Paper presenter: Steven Dinero, Associate Professor, Human Geography, University of Philadelphia."Dis-[O]rientation and the Negotiation of A Gendered “Third Space” In Post-Nomadic Society: Neo-Polygamous Activity Among the Bedouin of the Negev"
This paper uses a theoretical framework, [Dis]Orientation, developed by the author elsewhere, and based on the work of Homi Bhabha. The paper argues that as nomadic communities have been sedentarized throughout the MENA, provided with health case, education, and other ‘modern’ amenities, they have entered a ‘Third Space’, no longer living and behaving as herders, nor being fully absorbed within the settled societies which have sought to remove then from their historical cultural roots and lands.

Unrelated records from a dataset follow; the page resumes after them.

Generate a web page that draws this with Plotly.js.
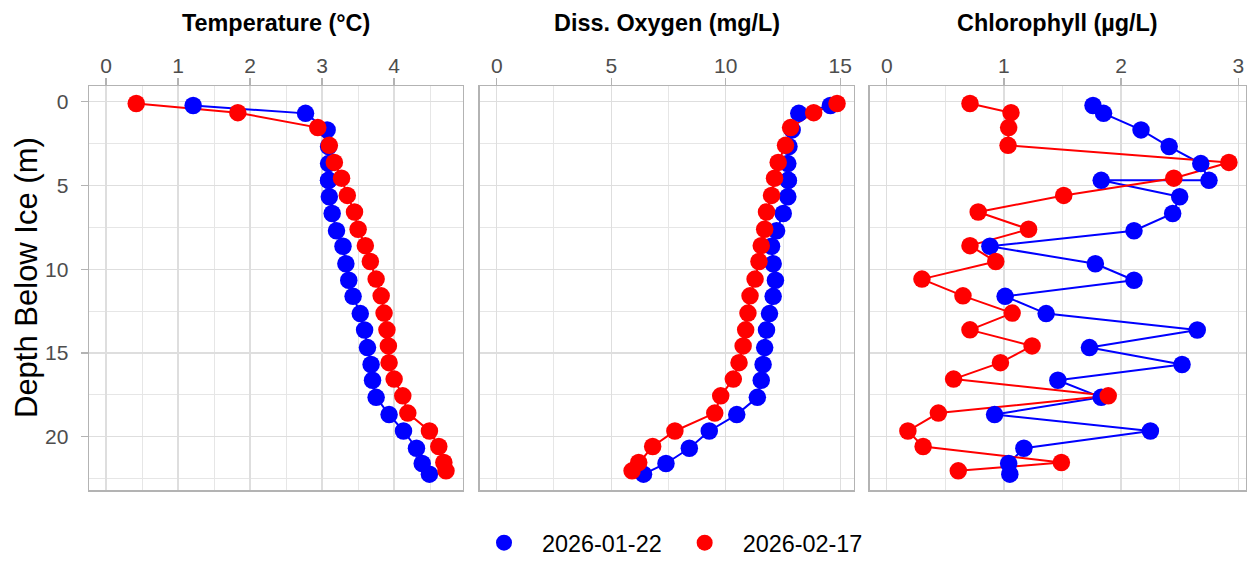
<!DOCTYPE html>
<html>
<head>
<meta charset="utf-8">
<script src="https://cdn.plot.ly/plotly-3.0.1.min.js"></script>
<style>html,body{margin:0;padding:0;background:#fff;}#chart{width:1248px;height:565px;}</style>
</head>
<body>
<div id="chart"></div>
<script>
// ---- Data ----
const seriesNames = ["2026-01-22", "2026-02-17"];
const panelTitles = ["Temperature (°C)", "Diss. Oxygen (mg/L)", "Chlorophyll (µg/L)"];
const yTitle = "Depth Below Ice (m)";

const depthJan = [0.22, 0.69, 1.68, 2.67, 3.69, 4.69, 4.69, 5.67, 6.67, 7.70, 8.63, 9.67, 10.66, 11.62, 12.65, 13.63, 14.68, 15.69, 16.63, 17.65, 18.68, 19.66, 20.69, 21.60, 22.24];
const tempJan  = [1.21, 2.77, 3.07, 3.09, 3.09, 3.09, 3.09, 3.10, 3.14, 3.20, 3.29, 3.33, 3.37, 3.43, 3.53, 3.59, 3.63, 3.68, 3.70, 3.75, 3.93, 4.13, 4.31, 4.39, 4.49];
const doJan    = [14.57, 13.19, 12.90, 12.76, 12.71, 12.73, 12.73, 12.71, 12.51, 12.22, 12.00, 12.07, 12.17, 12.07, 11.91, 11.78, 11.70, 11.63, 11.55, 11.38, 10.48, 9.28, 8.41, 7.39, 6.41];
const chlJan   = [1.76, 1.85, 2.17, 2.41, 2.68, 2.75, 1.83, 2.50, 2.44, 2.11, 0.88, 1.78, 2.11, 1.01, 1.36, 2.65, 1.73, 2.52, 1.46, 1.83, 0.92, 2.25, 1.17, 1.04, 1.05];

const depthFeb = [0.10, 0.65, 1.54, 2.60, 3.62, 4.56, 5.59, 6.58, 7.61, 8.59, 9.54, 10.59, 11.59, 12.62, 13.62, 14.58, 15.58, 16.56, 17.56, 18.59, 19.66, 20.59, 21.54, 22.04];
const tempFeb  = [0.42, 1.83, 2.94, 3.10, 3.17, 3.27, 3.35, 3.45, 3.50, 3.60, 3.67, 3.75, 3.82, 3.86, 3.90, 3.92, 3.93, 4.00, 4.12, 4.19, 4.49, 4.62, 4.69, 4.72];
const doFeb    = [14.86, 13.84, 12.83, 12.61, 12.29, 12.13, 12.00, 11.78, 11.70, 11.55, 11.45, 11.28, 11.06, 10.97, 10.87, 10.76, 10.58, 10.33, 9.78, 9.52, 7.78, 6.81, 6.20, 5.91];
const chlFeb   = [0.71, 1.06, 1.04, 1.035, 2.92, 2.45, 1.51, 0.78, 1.21, 0.71, 0.93, 0.30, 0.65, 1.07, 0.71, 1.24, 0.97, 0.57, 1.89, 0.44, 0.18, 0.31, 1.49, 0.61];

const colors = ["#0000FF", "#FF0000"];

// ---- Layout geometry ----
const W = 1248, H = 565;
const FONT = "Liberation Sans, Arial, Helvetica, sans-serif";
const panelsPx = [[89, 463], [479.7, 854], [869.7, 1246]];
const yTopPx = 87.3, yBotPx = 497.3;
const xRanges = [[-0.236, 4.956], [-0.743, 15.60], [-0.146, 3.066]];
const xDtick = [1, 5, 1];
const yRange = [23.2, -0.94];

const panelData = [
  [tempJan, tempFeb],
  [doJan, doFeb],
  [chlJan, chlFeb]
];
const depths = [depthJan, depthFeb];

const traces = [];
panelData.forEach((pd, p) => {
  const xa = p === 0 ? "x" : "x" + (p + 1);
  const ya = p === 0 ? "y" : "y" + (p + 1);
  pd.forEach((vals, s) => {
    traces.push({
      x: vals, y: depths[s], xaxis: xa, yaxis: ya, type: "scatter", mode: "lines",
      line: {color: colors[s], width: 2}, showlegend: false, hoverinfo: "skip", cliponaxis: false
    });
  });
  pd.forEach((vals, s) => {
    traces.push({
      x: vals, y: depths[s], xaxis: xa, yaxis: ya, type: "scatter", mode: "markers",
      name: seriesNames[s], legendgroup: seriesNames[s], showlegend: p === 0,
      marker: {color: colors[s], size: 17.5, line: {width: 0}}, cliponaxis: false
    });
  });
});

const layout = {
  width: W, height: H,
  margin: {l: 0, r: 0, t: 0, b: 0},
  paper_bgcolor: "#ffffff", plot_bgcolor: "#ffffff",
  font: {family: FONT, color: "#4d4d4d"},
  showlegend: true,
  legend: {
    orientation: "h", x: 466 / W, xanchor: "left", y: 1 - 551 / H, yanchor: "middle",
    font: {family: FONT, size: 23.4, color: "#000000"}, itemwidth: 66,
    bgcolor: "rgba(0,0,0,0)"
  },
  annotations: [],
  hovermode: false
};

const ydom = [1 - yBotPx / H, 1 - yTopPx / H];
panelsPx.forEach((px, p) => {
  const sfx = p === 0 ? "" : String(p + 1);
  layout["xaxis" + sfx] = {
    domain: [px[0] / W, px[1] / W], anchor: "y" + sfx, side: "top",
    range: xRanges[p], dtick: xDtick[p], tick0: 0,
    showgrid: true, gridcolor: "#dedede", gridwidth: 1.3, zeroline: false,
    minor: {dtick: xDtick[p] / 2, showgrid: true, gridcolor: "#e6e6e6", gridwidth: 1},
    showline: true, linecolor: "#b3b3b3", linewidth: 1.4, mirror: true,
    ticks: "outside", ticklen: 7, tickcolor: "#b3b3b3", tickwidth: 1.3,
    tickfont: {family: FONT, size: 21, color: "#4d4d4d"}, ticklabelstandoff: -4,
    fixedrange: true
  };
  layout["yaxis" + sfx] = {
    domain: ydom, anchor: "x" + sfx, range: yRange, dtick: 5, tick0: 0,
    showgrid: true, gridcolor: "#dedede", gridwidth: 1.3, zeroline: false,
    minor: {dtick: 2.5, showgrid: true, gridcolor: "#e6e6e6", gridwidth: 1},
    showline: true, linecolor: "#b3b3b3", linewidth: 1.4, mirror: true,
    ticks: p === 0 ? "outside" : "", ticklen: 7, tickcolor: "#b3b3b3", tickwidth: 1.3,
    showticklabels: p === 0, ticklabelstandoff: 8,
    tickfont: {family: FONT, size: 21, color: "#4d4d4d"},
    fixedrange: true
  };
  layout.annotations.push({
    text: "<b>" + panelTitles[p] + "</b>", xref: "paper", yref: "paper",
    x: (px[0] + px[1]) / 2 / W, y: 1 - 23 / H, xanchor: "center", yanchor: "middle",
    showarrow: false, font: {family: FONT, size: 23.4, color: "#000000"}
  });
});
layout.annotations.push({
  text: yTitle, xref: "paper", yref: "paper", x: 26 / W, y: 1 - 282 / H,
  xanchor: "center", yanchor: "middle", textangle: -90, showarrow: false,
  font: {family: FONT, size: 31, color: "#000000"}
});

Plotly.newPlot("chart", traces, layout, {displayModeBar: false, staticPlot: true});
</script>
</body>
</html>
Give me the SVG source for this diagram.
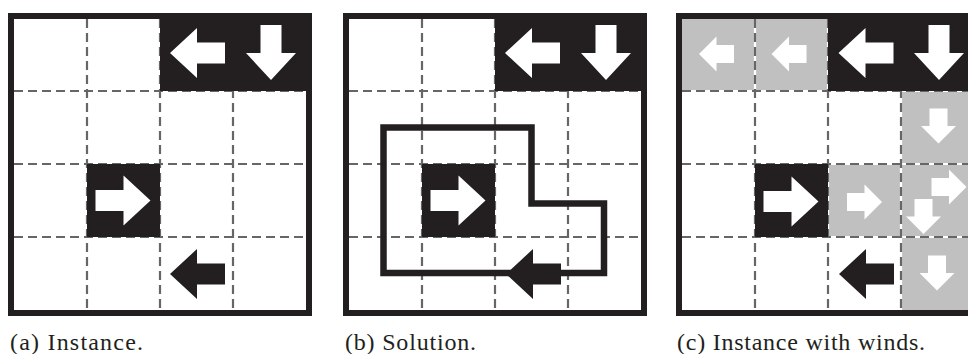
<svg xmlns="http://www.w3.org/2000/svg" xmlns:xlink="http://www.w3.org/1999/xlink" width="968" height="354" viewBox="0 0 968 354">
<style>
.bg{fill:#fff}
.frame{fill:none;stroke:#231f20;stroke-width:6}
.blk{fill:#231f20}
.gry{fill:#c0c0c0}
.gw{stroke:#fff;stroke-width:2.2;fill:none}
.gd{stroke:#666;stroke-width:2.2;stroke-dasharray:9 5;fill:none}
.wa{fill:#fff}
.ba{fill:#231f20}
.cap{font-family:"Liberation Serif","Times New Roman",serif;font-size:24px;fill:#231f20}
.loop{fill:none;stroke:#231f20;stroke-width:6.5;stroke-linejoin:miter}
</style>
<defs>
<path id="big" d="M-28,-10.5H0V-25L27,0L0,25V10.5H-28Z"/>
<path id="small" d="M-17.5,-9H0V-17.5L17.5,0L0,17.5V9H-17.5Z"/>
<path id="gridlines" d="M87,19V310M160,19V310M233,19V310M14,91H306M14,164H306M14,237H306"/>
</defs>
<rect class="bg" x="0" y="0" width="968" height="354"/>

<g id="panel-a">
<use xlink:href="#gridlines" class="gd"/>
<rect class="blk" x="160" y="19" width="146" height="72"/>
<rect class="blk" x="87" y="164" width="73" height="73"/>
<rect class="frame" x="11" y="16" width="298" height="297"/>
<use xlink:href="#big" class="wa" transform="translate(197,53) rotate(180)"/>
<use xlink:href="#big" class="wa" transform="translate(271,53) rotate(90)"/>
<use xlink:href="#big" class="wa" transform="translate(123.5,200.5)"/>
<use xlink:href="#big" class="ba" transform="translate(197,274) rotate(180)"/>
</g>

<g id="panel-b" transform="translate(335,0)">
<use xlink:href="#gridlines" class="gd"/>
<rect class="blk" x="160" y="19" width="146" height="72"/>
<rect class="blk" x="87" y="164" width="73" height="73"/>
<rect class="frame" x="11" y="16" width="298" height="297"/>
<g id="connectors">
<path class="loop" d="M48.5,127.5H196.5V203.5H269V273H48.5Z"/>
</g>
<use xlink:href="#big" class="wa" transform="translate(197,53) rotate(180)"/>
<use xlink:href="#big" class="wa" transform="translate(271,53) rotate(90)"/>
<use xlink:href="#big" class="wa" transform="translate(123.5,200.5)"/>
<use xlink:href="#big" class="ba" transform="translate(198,274) rotate(180)"/>
</g>

<g id="panel-c" transform="translate(668,0)">
<rect class="gry" x="14" y="19" width="73" height="72"/>
<rect class="gry" x="87" y="19" width="73" height="72"/>
<rect class="gry" x="233" y="91" width="73" height="73"/>
<rect class="gry" x="160" y="164" width="73" height="73"/>
<rect class="gry" x="233" y="164" width="73" height="73"/>
<rect class="gry" x="233" y="237" width="73" height="73"/>
<use xlink:href="#gridlines" class="gw"/>
<use xlink:href="#gridlines" class="gd"/>
<rect class="blk" x="160" y="19" width="146" height="72"/>
<rect class="blk" x="87" y="164" width="73" height="73"/>
<rect class="frame" x="11" y="16" width="298" height="297"/>
<use xlink:href="#small" class="wa" transform="translate(48.5,54) rotate(180)"/>
<use xlink:href="#small" class="wa" transform="translate(121,54) rotate(180)"/>
<use xlink:href="#small" class="wa" transform="translate(270.5,126) rotate(90)"/>
<use xlink:href="#small" class="wa" transform="translate(196.5,202)"/>
<use xlink:href="#small" class="wa" transform="translate(281,187)"/>
<use xlink:href="#small" class="wa" transform="translate(255.5,216.5) rotate(90)"/>
<use xlink:href="#small" class="wa" transform="translate(269,273) rotate(90)"/>
<use xlink:href="#big" class="wa" transform="translate(197.5,53) rotate(180)"/>
<use xlink:href="#big" class="wa" transform="translate(271,53) rotate(90)"/>
<use xlink:href="#big" class="wa" transform="translate(123.5,201.5)"/>
<use xlink:href="#big" class="ba" transform="translate(198,274) rotate(180)"/>
</g>

<g id="captions">
<text class="cap" x="10" y="350" textLength="133" lengthAdjust="spacing">(a) Instance.</text>
<text class="cap" x="345" y="350" textLength="131" lengthAdjust="spacing">(b) Solution.</text>
<text class="cap" x="677" y="350" textLength="248" lengthAdjust="spacing">(c) Instance with winds.</text>
</g>
</svg>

The existence of this space is manifested in a number of ways, including via gender relations. Using evidence from the Negev, the author shows that as the State has actively sought to eliminate past social and economic activities, bedouin men have responded with increasingly higher rates of polygyny - that is, a so-called ''traditional'' behaviour. Yet, the ethnic/national origins of second wives has, in only a few decades, changed considerably, progressing from the local (Israel) to the regional (MENA) to the global. The paper concludes by contending that this phenomenon well represents communal efforts to negotiate/situate their newly developing identities with a ''Third Space''.